Pour rappel, cette résolution sur "l’etat des lieux des relations entre l'Union européenne et la Russie" a été votée le 11 mai 2015 par la commission des Affaires étrangères au Parlement européen. Mais le ton du Parlement européen s’était déjà durci avant. Le 5 mai 2015, la même commission avait adopté une résolution sur "la situation militaire stratégique dans le bassin de la mer Noire après l'annexion illégale de la Crimée par la Russie" sur laquelle les députés voteront le 11 juin 2015 et dans laquelle les députés appellent l'UE à durcir ses sanctions et envisager la possibilité de fournir des armes de défense à l'Ukraine, si la Russie n'applique pas pleinement les accords de Minsk et ne rend pas la Crimée à l'Ukraine.
L’unité affichées par les États membres dans le contexte de l’annexion de la Crimée et de la "participation directe" de la Russie à la guerre en Ukraine doit être la "priorité absolue" des Etats membres, insistent les députés qui les appellent à "éviter les relations et accords bilatéraux susceptibles de nuire à cette unité".
"Avec leur agression contre l'Ukraine et l'annexion de la Crimée, les dirigeants russes ont mis nos relations à un carrefour. Il revient au Kremlin de décider maintenant quelle direction elles prendront – la coopération ou l'approfondissement de l'aliénation", a déclaré le rapporteur du PE, le Lituanien Gabrielius Landsbergis (PPE).
Par ailleurs, les députés demandent à la Commission "d'allouer sans délai des fonds suffisants à des projets concrets visant à contrecarrer la propagande russe au sein et en dehors de l'Union" et de "programmer une aide financière plus ambitieuse à la société civile russe".
Dans ce contexte, les députés se disent fortement préoccupés "par la tendance, qui se fait jour depuis quelque temps dans les médias russes contrôlés par l’État, à réécrire et à réinterpréter des événements historiques du vingtième siècle".
Ils mettent par ailleurs en garde encore "l'intensification des contacts et des collaborations entre des partis européens populistes, fascistes et d'extrême-droite et des forces nationalistes en Russie" et contre le "soutien et du financement par la Russie de partis radicaux et extrémistes dans les États membres de l'Union européenne". Ils appellent à créer un "mécanisme de transparence, de collecte, de suivi et de communication de l'information concernant l'assistance financière, politique ou technique fournie par la Russie à des partis politiques ou d'autres organisations au sein de l'Union".
Quant à la liste de 89 politiciens européens interdits d’entrée en Russie, les députés jugent qu’il s’agit d’une mesure "arbitraire" et "contreproductive" qui fragilise davantage encore la communication entre l'Union et la Russie.

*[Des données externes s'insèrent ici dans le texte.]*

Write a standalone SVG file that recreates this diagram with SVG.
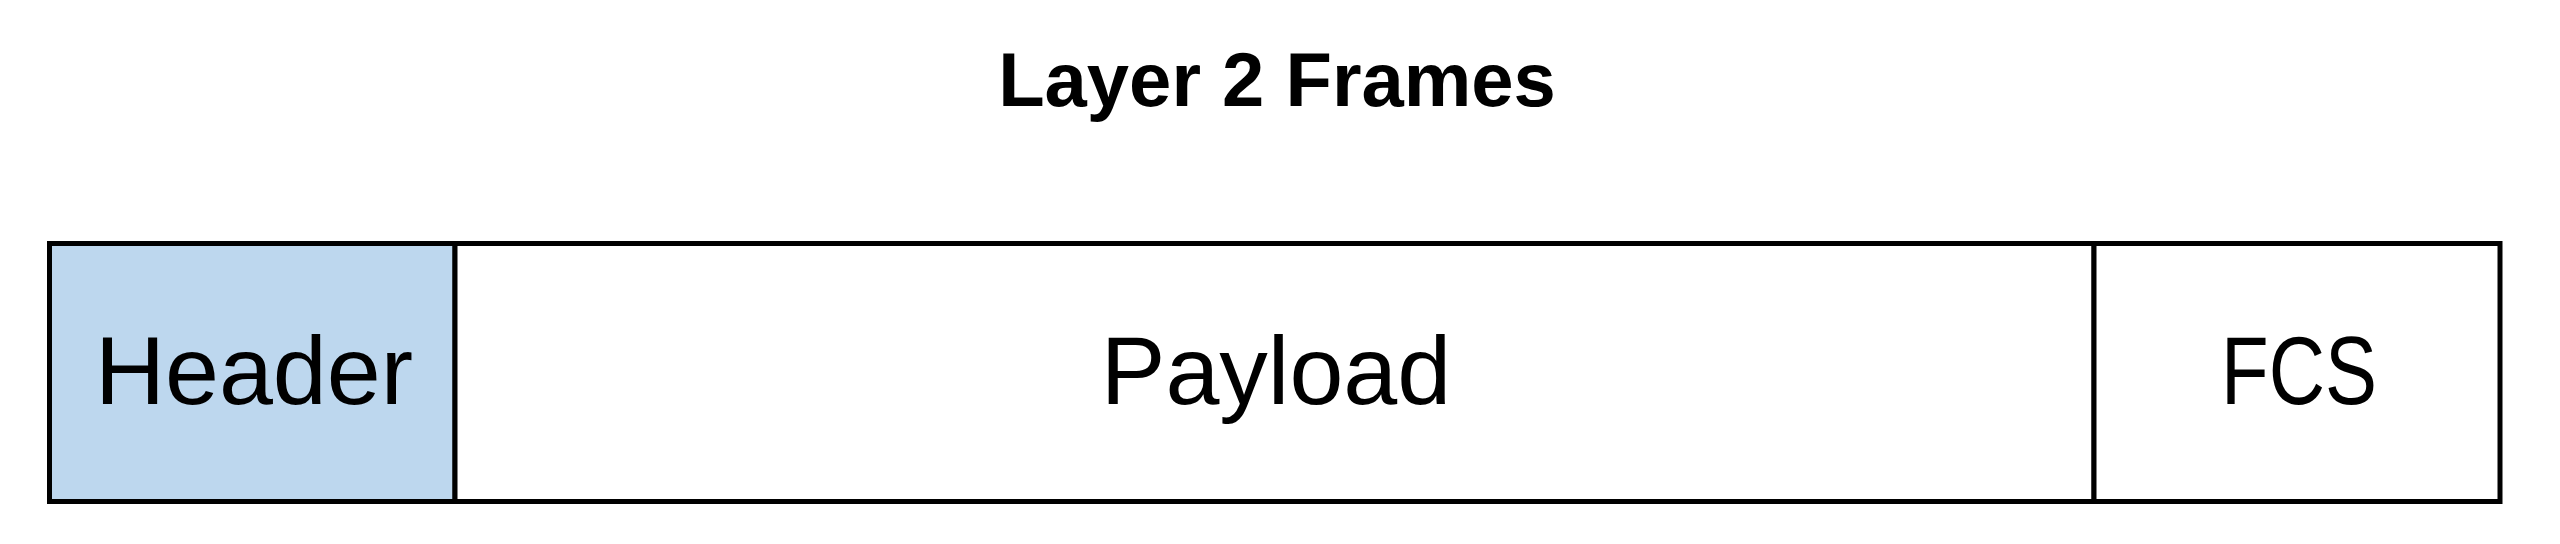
<svg xmlns="http://www.w3.org/2000/svg" width="2560" height="544" viewBox="0 0 2560 544">
  <style>
    .cell { stroke: #000000; stroke-width: 5; }
    .label { font-family: "Liberation Sans", Arial, sans-serif; font-size: 97px; fill: #000000; text-anchor: middle; }
    .title { font-family: "Liberation Sans", Arial, sans-serif; font-size: 76px; font-weight: bold; fill: #000000; text-anchor: middle; }
  </style>
  <rect x="0" y="0" width="2560" height="544" fill="#FFFFFF"/>
  <g id="title">
    <text class="title" x="1277" y="106">Layer 2 Frames</text>
  </g>
  <g id="header">
    <rect class="cell" x="49.5" y="243.5" width="405.5" height="258" fill="#BDD7EE"/>
    <text class="label" x="254" y="404">Header</text>
  </g>
  <g id="payload">
    <rect class="cell" x="455" y="243.5" width="1639" height="258" fill="#FFFFFF"/>
    <text class="label" x="1276" y="404">Payload</text>
  </g>
  <g id="fcs">
    <rect class="cell" x="2094" y="243.5" width="406" height="258" fill="#FFFFFF"/>
    <text class="label" x="2299" y="404" textLength="156" lengthAdjust="spacingAndGlyphs">FCS</text>
  </g>
  <g id="connectors"></g>
</svg>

Ils reprochent aux dirigeants russes de ne pas cesser d'enfreindre le droit international et de bafouer les normes internationales.
Les députés concluent qu’une coopération avec la Russie pourrait seulement reprendre si cette dernière respecte l'intégrité territoriale et la souveraineté de l'Ukraine. Ils estiment qu'à long terme, des relations constructives et prévisibles entre l'Union et la Russie sont possibles et souhaitables pour le bien des deux parties.
Hans van Baalen (ALDE) a appelé Vladimir Poutine à "stopper son implication militaire dans l'Est de l'Ukraine" et à rendre la Crimée à l'Ukraine. "La détermination occidentale et le mauvais état de l'économie soviétique ont provoqué l'effondrement de l'Union soviétique. Il en sera de même avec la Russie de Vladimir Poutine", a-t-il jugé. Le Lituanien Petras Austrevicius a déclaré que "les vieilles méthodes bolchéviques sont à nouveau utilisées dans le cadre d'agression extérieure, de répression intérieure et d'isolement de la société russe de l'Occident et envers les 'ennemis étrangers'".
La gauche GUE/NGL a appelé à miser sur le dialogue et la solidarité au lieu de se fixer sur la discorde et les sanctions qui "nuisent aux relations". Helmut Scholz critique que la résolution n’envisage aucune "stratégie de sortie" de ce conflit et manque de "vision stratégique" en général. Miloslav Ransdorf estime que ce sont les Etats-Unis qui forcent l’UE à adopter des sanctions contre la Russie qui sont "stupides et contreproductives", en ajoutant que le commerce extérieur entre Etats-Unis et Russie a augmenté de 6 %, tandis que celui entre l’UE et la Russie a reculé.
Les Verts ont pour leur part jugé que le maintien des sanctions contre la Russie est "crucial". L’UE doit arrêter de tergiverser en permanence sur leur révision ou non des sanctions si elle veut réellement mettre fin au conflit", a estimé Michèle Rivasi. "Seul le respect par la Russie du droit international devrait permettre de renouer notre coopération avec le gouvernement russe", a-t-elle dit. Rebecca Harms a appelé à la mise en place une Union européenne de l'énergie pour accroître l’indépendance et la sécurité énergétique.